Written task
Faithfully return all lines, omitting every embedded picture.
Start Information shown
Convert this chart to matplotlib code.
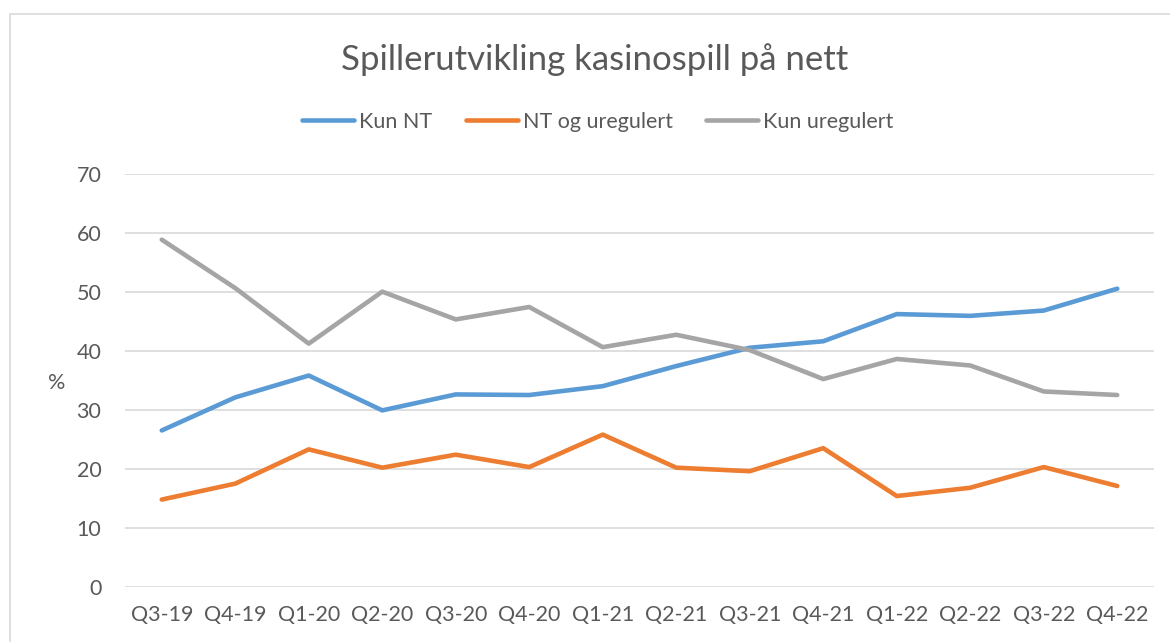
import matplotlib
matplotlib.use('Agg')
import matplotlib.pyplot as plt
from matplotlib.patches import Rectangle

plt.rcParams['font.family'] = ['Lato', 'DejaVu Sans']

quarters = ['Q3-19', 'Q4-19', 'Q1-20', 'Q2-20', 'Q3-20', 'Q4-20', 'Q1-21',
            'Q2-21', 'Q3-21', 'Q4-21', 'Q1-22', 'Q2-22', 'Q3-22', 'Q4-22']
kun_nt = [26.5, 32.1, 35.8, 29.9, 32.6, 32.5, 34.0, 37.4, 40.5, 41.6, 46.2, 45.9, 46.8, 50.5]
nt_og_uregulert = [14.8, 17.5, 23.3, 20.2, 22.4, 20.3, 25.8, 20.2, 19.6, 23.5, 15.4, 16.8, 20.3, 17.1]
kun_uregulert = [58.8, 50.6, 41.2, 50.0, 45.3, 47.4, 40.6, 42.7, 40.1, 35.2, 38.6, 37.5, 33.1, 32.5]

txt = '#595959'
fs = 15.5
W, H = 1170, 642
fig = plt.figure(figsize=(W / 100, H / 100), dpi=100)
ax = fig.add_axes([125 / W, 1 - 587 / H, (1154 - 125) / W, (587 - 173.5) / H])

x = range(len(quarters))
ax.plot(x, kun_nt, color='#5B9BD5', lw=3.3, solid_capstyle='round', solid_joinstyle='round', label='Kun NT')
ax.plot(x, nt_og_uregulert, color='#ED7D31', lw=3.3, solid_capstyle='round', solid_joinstyle='round', label='NT og uregulert')
ax.plot(x, kun_uregulert, color='#A5A5A5', lw=3.3, solid_capstyle='round', solid_joinstyle='round', label='Kun uregulert')

ax.set_xlim(-0.5, len(quarters) - 0.5)
ax.set_ylim(0, 70)
ax.set_yticks(range(0, 71, 10))
ax.set_xticks(list(x))
ax.set_xticklabels(quarters)
ax.grid(axis='y', color='#D9D9D9', lw=1.2)
ax.set_axisbelow(True)
for s in ax.spines.values():
    s.set_visible(False)
ax.tick_params(length=0, labelsize=fs, colors=txt)
ax.tick_params(axis='x', pad=13)
ax.tick_params(axis='y', pad=17)

fig.text(57 / W, 1 - 383 / H, '%', fontsize=fs, color=txt, ha='center', va='center')
fig.text(595 / W, 1 - 60 / H, 'Spillerutvikling kasinospill på nett', fontsize=25,
         color=txt, ha='center', va='center')

leg = fig.legend(loc='center', bbox_to_anchor=(598 / W, 1 - 122 / H), ncol=3, frameon=False,
                 fontsize=fs, handlelength=2.4, handletextpad=0.25, columnspacing=1.55)
for t in leg.get_texts():
    t.set_color(txt)

fig.patches.append(Rectangle((10 / W, -0.1), 1.2, 1 - 14 / H + 0.1, transform=fig.transFigure,
                             fill=False, edgecolor='#D9D9D9', lw=1.2))

fig.savefig('out.png', dpi=100)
End Information shown
Reply to the task
Convert this chart to matplotlib code.
import matplotlib
matplotlib.use('Agg')
import matplotlib.pyplot as plt
from matplotlib.patches import Rectangle

plt.rcParams['font.family'] = ['Lato', 'DejaVu Sans']

quarters = ['Q3-19', 'Q4-19', 'Q1-20', 'Q2-20', 'Q3-20', 'Q4-20', 'Q1-21',
            'Q2-21', 'Q3-21', 'Q4-21', 'Q1-22', 'Q2-22', 'Q3-22', 'Q4-22']
kun_nt = [26.5, 32.1, 35.8, 29.9, 32.6, 32.5, 34.0, 37.4, 40.5, 41.6, 46.2, 45.9, 46.8, 50.5]
nt_og_uregulert = [14.8, 17.5, 23.3, 20.2, 22.4, 20.3, 25.8, 20.2, 19.6, 23.5, 15.4, 16.8, 20.3, 17.1]
kun_uregulert = [58.8, 50.6, 41.2, 50.0, 45.3, 47.4, 40.6, 42.7, 40.1, 35.2, 38.6, 37.5, 33.1, 32.5]

txt = '#595959'
fs = 15.5
W, H = 1170, 642
fig = plt.figure(figsize=(W / 100, H / 100), dpi=100)
ax = fig.add_axes([125 / W, 1 - 587 / H, (1154 - 125) / W, (587 - 173.5) / H])

x = range(len(quarters))
ax.plot(x, kun_nt, color='#5B9BD5', lw=3.3, solid_capstyle='round', solid_joinstyle='round', label='Kun NT')
ax.plot(x, nt_og_uregulert, color='#ED7D31', lw=3.3, solid_capstyle='round', solid_joinstyle='round', label='NT og uregulert')
ax.plot(x, kun_uregulert, color='#A5A5A5', lw=3.3, solid_capstyle='round', solid_joinstyle='round', label='Kun uregulert')

ax.set_xlim(-0.5, len(quarters) - 0.5)
ax.set_ylim(0, 70)
ax.set_yticks(range(0, 71, 10))
ax.set_xticks(list(x))
ax.set_xticklabels(quarters)
ax.grid(axis='y', color='#D9D9D9', lw=1.2)
ax.set_axisbelow(True)
for s in ax.spines.values():
    s.set_visible(False)
ax.tick_params(length=0, labelsize=fs, colors=txt)
ax.tick_params(axis='x', pad=13)
ax.tick_params(axis='y', pad=17)

fig.text(57 / W, 1 - 383 / H, '%', fontsize=fs, color=txt, ha='center', va='center')
fig.text(595 / W, 1 - 60 / H, 'Spillerutvikling kasinospill på nett', fontsize=25,
         color=txt, ha='center', va='center')

leg = fig.legend(loc='center', bbox_to_anchor=(598 / W, 1 - 122 / H), ncol=3, frameon=False,
                 fontsize=fs, handlelength=2.4, handletextpad=0.25, columnspacing=1.55)
for t in leg.get_texts():
    t.set_color(txt)

fig.patches.append(Rectangle((10 / W, -0.1), 1.2, 1 - 14 / H + 0.1, transform=fig.transFigure,
                             fill=False, edgecolor='#D9D9D9', lw=1.2))

fig.savefig('out.png', dpi=100)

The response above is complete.